Typically, a CPO is responsible for the management, administration, and supervision of the company's acquisition programs. They may be in charge of the contracting services and may manage the purchase of supplies, equipment, and materials. It is often his or her responsibility to source goods and services and to negotiate prices and contracts. Many CPOs report to a director or directly to the chief executive officer (CEO) of their company. In some organisations the role is named chief acquisition officer, e.g. in the United States Departments of Agriculture and of Labor.

==Focus of interest==
A chief procurement officer and their department will often be responsible for:
- ensuring that goods and services are promptly delivered
- making sure that vendors are paid in a timely manner
- supplier relationship management.

Some CPOs are in charge of locating sources for supplies and services, and maintaining relations with suppliers and vendors. They usually negotiate with vendors to get the best prices and deals, utilizing the power of purchase and the economies of scale. Often they set up contracts between vendors and the company.

Aside from sourcing and negotiating prices and contracts, the CPO's staff usually work with a business's accounts payable function to ensure that vendors are paid on schedule. In addition, they usually keep inventory levels current and take responsibility for forecasting the future supply needs of the company.

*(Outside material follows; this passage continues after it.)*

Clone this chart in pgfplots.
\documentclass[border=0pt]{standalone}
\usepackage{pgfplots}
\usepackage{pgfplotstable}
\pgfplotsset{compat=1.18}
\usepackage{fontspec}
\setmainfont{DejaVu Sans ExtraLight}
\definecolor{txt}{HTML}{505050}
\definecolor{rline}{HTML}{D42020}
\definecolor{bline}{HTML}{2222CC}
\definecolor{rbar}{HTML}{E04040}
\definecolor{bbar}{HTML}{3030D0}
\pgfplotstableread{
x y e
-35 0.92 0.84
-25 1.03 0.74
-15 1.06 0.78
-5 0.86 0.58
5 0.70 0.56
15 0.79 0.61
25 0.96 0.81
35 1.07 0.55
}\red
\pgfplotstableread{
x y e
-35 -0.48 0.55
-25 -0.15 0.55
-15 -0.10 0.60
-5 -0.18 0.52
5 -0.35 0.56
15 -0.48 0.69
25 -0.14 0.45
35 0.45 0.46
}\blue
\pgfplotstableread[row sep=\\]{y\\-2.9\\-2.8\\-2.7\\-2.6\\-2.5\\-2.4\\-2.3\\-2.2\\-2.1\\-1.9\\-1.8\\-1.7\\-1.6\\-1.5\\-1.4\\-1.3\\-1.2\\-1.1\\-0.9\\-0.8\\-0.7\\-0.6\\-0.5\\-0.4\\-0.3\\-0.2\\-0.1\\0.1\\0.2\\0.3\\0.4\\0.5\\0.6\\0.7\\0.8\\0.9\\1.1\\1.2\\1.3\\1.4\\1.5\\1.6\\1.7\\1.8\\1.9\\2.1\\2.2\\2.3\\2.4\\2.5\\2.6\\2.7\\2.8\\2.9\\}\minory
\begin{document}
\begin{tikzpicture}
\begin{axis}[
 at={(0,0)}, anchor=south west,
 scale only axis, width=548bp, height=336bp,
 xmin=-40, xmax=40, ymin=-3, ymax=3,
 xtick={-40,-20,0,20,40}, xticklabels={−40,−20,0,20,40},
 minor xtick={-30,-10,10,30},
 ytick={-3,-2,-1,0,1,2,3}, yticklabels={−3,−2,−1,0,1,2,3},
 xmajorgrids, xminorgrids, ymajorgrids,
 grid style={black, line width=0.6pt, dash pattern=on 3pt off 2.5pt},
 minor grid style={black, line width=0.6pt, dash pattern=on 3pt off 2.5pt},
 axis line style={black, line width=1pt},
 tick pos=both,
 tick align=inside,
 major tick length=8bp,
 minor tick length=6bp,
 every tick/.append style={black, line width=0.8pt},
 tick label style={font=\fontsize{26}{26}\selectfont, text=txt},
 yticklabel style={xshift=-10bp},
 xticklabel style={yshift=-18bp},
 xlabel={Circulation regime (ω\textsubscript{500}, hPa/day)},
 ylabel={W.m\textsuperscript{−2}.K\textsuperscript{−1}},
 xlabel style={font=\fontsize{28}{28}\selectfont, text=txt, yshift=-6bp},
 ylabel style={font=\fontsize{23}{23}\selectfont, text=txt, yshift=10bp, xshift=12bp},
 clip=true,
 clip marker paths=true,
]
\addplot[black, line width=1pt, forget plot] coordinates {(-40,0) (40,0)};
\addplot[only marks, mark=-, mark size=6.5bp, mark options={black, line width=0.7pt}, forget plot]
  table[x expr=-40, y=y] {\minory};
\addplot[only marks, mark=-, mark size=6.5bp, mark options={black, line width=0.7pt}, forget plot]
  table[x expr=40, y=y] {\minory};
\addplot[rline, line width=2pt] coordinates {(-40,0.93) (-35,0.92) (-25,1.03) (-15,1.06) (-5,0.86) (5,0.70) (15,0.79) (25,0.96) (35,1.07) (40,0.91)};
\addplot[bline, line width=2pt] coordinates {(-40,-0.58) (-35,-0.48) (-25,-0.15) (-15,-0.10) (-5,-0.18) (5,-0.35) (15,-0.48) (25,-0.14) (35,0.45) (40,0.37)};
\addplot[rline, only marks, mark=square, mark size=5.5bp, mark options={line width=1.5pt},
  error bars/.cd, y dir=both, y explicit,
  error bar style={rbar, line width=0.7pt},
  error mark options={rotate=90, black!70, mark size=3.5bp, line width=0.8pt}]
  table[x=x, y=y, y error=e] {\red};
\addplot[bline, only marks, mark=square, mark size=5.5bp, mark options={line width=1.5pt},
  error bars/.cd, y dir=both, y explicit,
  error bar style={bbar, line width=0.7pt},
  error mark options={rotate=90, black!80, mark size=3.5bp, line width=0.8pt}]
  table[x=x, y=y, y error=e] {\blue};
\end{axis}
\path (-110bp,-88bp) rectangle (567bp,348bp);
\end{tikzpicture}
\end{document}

Many industries employ procurement officers, from small companies to global organizations. In a small company, the procurement officer may work singly, but often there is a team that executes the purchasing for an organization. A chief procurement officer working for a multinational corporation might manage a globally-dispersed team.

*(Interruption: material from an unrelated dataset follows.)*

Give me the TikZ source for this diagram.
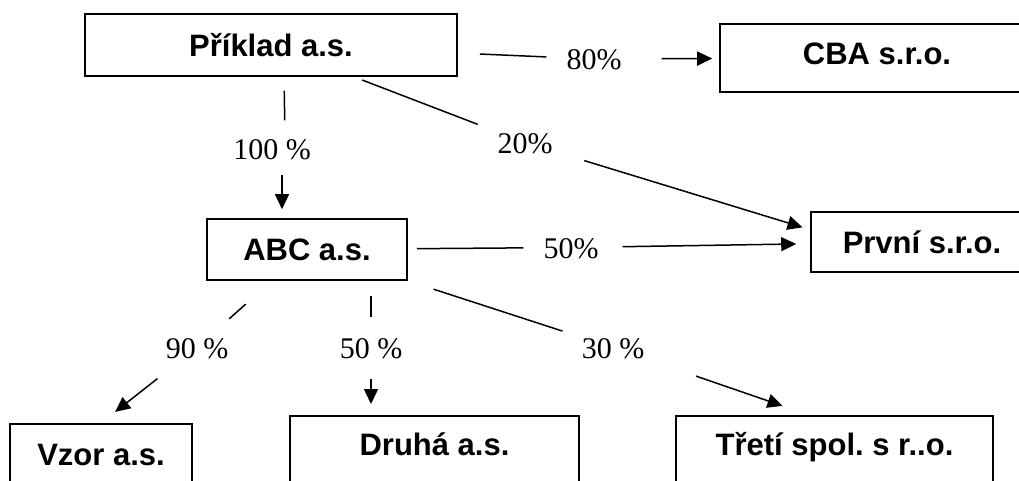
\documentclass[tikz,border=0pt]{standalone}
\usepackage{fontspec}
\setmainfont{Liberation Serif}
\setsansfont{Liberation Sans}
\usetikzlibrary{arrows.meta,calc}
\frenchspacing

\begin{document}
\begin{tikzpicture}[
  x=1pt,y=-1pt,
  firm/.style={draw,line width=1.6pt,inner sep=0pt,
    font=\sffamily\bfseries\fontsize{31}{36}\selectfont,text height=22pt,text depth=0pt},
  pct/.style={inner sep=0pt,font=\fontsize{30}{36}\selectfont,text height=21pt,text depth=0pt},
  link/.style={line width=1.5pt},
  arrow/.style={-{Triangle[length=15pt,width=14pt]},line width=1.5pt}
]
\useasboundingbox (0,0) rectangle (1019,480);
\clip (0,0) rectangle (1019,480);
\node[firm,minimum width=372pt,minimum height=62pt] (pk) at (271,45) {Příklad a.s.};
\node[firm,anchor=north,minimum width=314pt,inner ysep=19pt,text depth=8pt] (cba) at (877,23) {CBA s.r.o.};
\node[firm,minimum width=222pt,minimum height=60pt] (prv) at (922,242) {První s.r.o.};
\node[firm,minimum width=200pt,minimum height=61pt] (abc) at (307,249.5) {ABC a.s.};
\node[firm,anchor=north,minimum width=182pt,inner ysep=20pt,text depth=40pt] (vzor) at (101,423) {Vzor a.s.};
\node[firm,anchor=north,minimum width=289pt,inner ysep=18pt,text depth=40pt] (drh) at (434.5,415) {Druhá a.s.};
\node[firm,anchor=north,minimum width=317pt,inner ysep=18pt,text depth=40pt] (tri) at (834.5,415) {Třetí spol. s r..o.};
\node[pct] (p80) at (594,59) {80\%};
\node[pct] (p20) at (525,142.5) {20\%};
\node[pct] (p100) at (272,149) {100 \%};
\node[pct] (p50a) at (571,247.5) {50\%};
\node[pct] (p90) at (197,347.5) {90 \%};
\node[pct] (p50b) at (371,347.5) {50 \%};
\node[pct] (p30) at (613,347.5) {30 \%};
\draw[link,shorten <=22pt,shorten >=20pt] (pk) -- (p80);
\draw[arrow,shorten <=40pt,shorten >=7pt] (p80) -- (cba);
\draw[link,shorten <=9pt,shorten >=21pt] (pk) -- (p20);
\draw[arrow,shorten <=33pt,shorten >=8pt] (p20) -- ($(prv.north west)!.3!(prv.south west)$);
\draw[link,shorten <=14pt,shorten >=18pt] ([xshift=13pt]pk.south) -- ([xshift=13pt]p100.north);
\draw[arrow,shorten <=15pt,shorten >=9pt] ([xshift=10pt]p100.south) -- ([xshift=-25pt]abc.north);
\draw[link,shorten <=9pt,shorten >=20pt] (abc) -- (p50a);
\draw[arrow,shorten <=24pt,shorten >=14pt] (p50a) -- (prv);
\draw[link,shorten <=35pt,shorten >=27pt] (abc) -- (p90);
\draw[arrow,shorten <=33pt,shorten >=18pt] (p90) -- (vzor.north);
\draw[link,shorten <=15pt,shorten >=20pt] (abc.south -| p50b) -- (p50b);
\draw[arrow,shorten <=21pt,shorten >=11pt] (p50b) -- (drh.north -| p50b);
\draw[link,shorten <=27pt,shorten >=20pt] (abc.south east) -- (p30);
\draw[arrow,shorten <=55pt,shorten >=28pt] (p30) -- ($(tri.north west)!.42!(tri.north east)$);
\end{tikzpicture}
\end{document}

Whether at a small company or a large one, the chief procurement officer usually provides overall leadership to the purchasing team and ensures that procurement policies and procedures are followed. Typically, they also are constantly in search of better quality products and better prices. In a lot of companies, all procurement decisions ultimately end up at the desk of the CPO.

The position of the chief procurement officer is believed by many to have taken on increased significance in corporations, and the role is thought to have grown more strategic in recent years. Globalization, compliance pressures, supply market risk, and procurement automation have simultaneously elevated the visibility of the procurement discipline within companies and increased supply management challenges. In response, procurement executives have established agendas for organizational transformation. These plans incorporate activities to bring more spending under management, enhance the procurement organization's skills and visibility, and increase both internal and external collaboration. Such pressures have also triggered a trend toward centralization of the procurement function for the purposes of standardization and leverage. Willem Uijen, CPO of Unilever, describes the procurement organization which he leads as "purpose-led, value-driven and future-fit organisation", Marco Gonçalves, CPO of Nestlé, has emphasised the role which procurement plays in making his company a "sustainable business".

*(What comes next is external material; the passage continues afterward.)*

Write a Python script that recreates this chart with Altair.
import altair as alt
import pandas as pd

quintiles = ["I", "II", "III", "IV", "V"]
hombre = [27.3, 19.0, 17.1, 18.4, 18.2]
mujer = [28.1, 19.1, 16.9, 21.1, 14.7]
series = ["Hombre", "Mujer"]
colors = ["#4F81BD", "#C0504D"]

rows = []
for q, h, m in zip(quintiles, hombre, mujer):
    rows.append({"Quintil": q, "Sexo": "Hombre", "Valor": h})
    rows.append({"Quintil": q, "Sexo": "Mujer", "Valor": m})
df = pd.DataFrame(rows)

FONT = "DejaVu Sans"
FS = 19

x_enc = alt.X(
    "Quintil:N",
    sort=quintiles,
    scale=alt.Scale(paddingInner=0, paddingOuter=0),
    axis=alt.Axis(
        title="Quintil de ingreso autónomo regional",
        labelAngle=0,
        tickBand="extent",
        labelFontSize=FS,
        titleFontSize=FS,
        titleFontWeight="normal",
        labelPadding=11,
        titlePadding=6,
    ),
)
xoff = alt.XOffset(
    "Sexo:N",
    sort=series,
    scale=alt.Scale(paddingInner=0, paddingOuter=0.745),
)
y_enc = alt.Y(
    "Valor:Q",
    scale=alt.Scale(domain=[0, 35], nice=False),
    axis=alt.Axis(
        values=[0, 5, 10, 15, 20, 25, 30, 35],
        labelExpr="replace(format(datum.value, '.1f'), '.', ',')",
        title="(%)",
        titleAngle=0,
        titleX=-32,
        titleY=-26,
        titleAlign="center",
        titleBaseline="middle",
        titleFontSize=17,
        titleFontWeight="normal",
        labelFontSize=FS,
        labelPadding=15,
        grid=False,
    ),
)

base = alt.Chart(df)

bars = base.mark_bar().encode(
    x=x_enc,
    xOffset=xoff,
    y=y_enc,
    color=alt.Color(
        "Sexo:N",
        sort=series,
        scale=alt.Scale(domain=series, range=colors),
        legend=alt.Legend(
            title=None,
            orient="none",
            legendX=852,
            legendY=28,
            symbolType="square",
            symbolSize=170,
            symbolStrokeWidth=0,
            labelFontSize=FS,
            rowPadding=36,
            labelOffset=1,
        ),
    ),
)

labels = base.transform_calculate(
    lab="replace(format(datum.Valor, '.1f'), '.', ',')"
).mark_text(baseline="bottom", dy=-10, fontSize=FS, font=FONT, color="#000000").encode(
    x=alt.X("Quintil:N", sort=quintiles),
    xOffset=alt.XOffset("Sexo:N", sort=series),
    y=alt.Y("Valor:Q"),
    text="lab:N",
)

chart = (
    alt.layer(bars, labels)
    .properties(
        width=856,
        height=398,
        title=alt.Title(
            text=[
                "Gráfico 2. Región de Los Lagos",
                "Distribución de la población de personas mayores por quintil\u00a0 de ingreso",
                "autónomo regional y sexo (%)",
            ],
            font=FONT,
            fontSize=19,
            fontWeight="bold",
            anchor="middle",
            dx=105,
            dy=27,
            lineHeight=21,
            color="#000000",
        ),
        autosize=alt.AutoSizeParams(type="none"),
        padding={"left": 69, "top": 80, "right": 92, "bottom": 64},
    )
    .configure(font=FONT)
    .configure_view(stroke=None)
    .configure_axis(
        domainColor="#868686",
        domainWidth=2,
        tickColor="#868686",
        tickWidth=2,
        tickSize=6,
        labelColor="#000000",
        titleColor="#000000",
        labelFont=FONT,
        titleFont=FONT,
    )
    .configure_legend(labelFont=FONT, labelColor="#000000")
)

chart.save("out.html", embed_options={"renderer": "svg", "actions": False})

Exceptional interpersonal and negotiation skills generally are required of successful chief procurement officers. Excellent oral and written communication skills may also be necessary. Fluency in additional languages also can be considered an asset, since vendors may be situated in other parts of the world.

==Research==
A new Supply Management report published in July 2011 says that "76 percent of chief procurement officers (CPOs) feel the skills of their purchasing staff either 'need improvement' (65 percent) or display a 'significant gap' (11 percent), according to research from Ardent Partners. This survey of nearly 250 CPOs around the world includes a procurement competency matrix, which considered the higher-level skills a purchasing department should have. Contract management, category management, data analysis and presentation expertise were rated as average by CPOs, with no competencies achieving a good or excellent rating. The report said there was a 'picture of a very middle-of-the-road set of skills residing within the typical procurement department'. It also added: 'For the average department, opportunities for improvement abound'.

Many CPOs recognise the importance of collaborating with their organisation's chief financial officer (CFO) and that an operating environment that values cash, profit margins, and risk mitigation is one that plays to the primary skills and capabilities of a procurement organization. Some CFOs have become increasingly involved (directly via oversight or indirectly through improved collaboration) with the procurement function according to a 2011 research report which looked at the CFO's relationship with the procurement function and the Chief Procurement Officer. Andrew Bartolini has reviewed the history of this relationship, which from the 1990's was a "rocky" one, where the CFO worked at the highest levels of seniority within a business and the CPO occupied a middle-ranking position, to greater recognition of the role of the CPO and the contribution of the procurement function, trigged in particular by the Great Recession and the COVID-19 pandemic. Since 2020, Bartolini says that more open communication has been observed, with transparency and "active, formal and constant collaboration" becoming embedded in the relationship.

Cloud eProcurement and spend management company Wax Digital surveyed over 100 CPOs in 2013. The survey found that:
- The average career length to date of a CPO was 22 years
- The average age of a CPO was 46
- The youngest CPO in their survey was aged 35
- 79% were male and 21% were female
- 45% were graduates and 14% had an MBA qualification.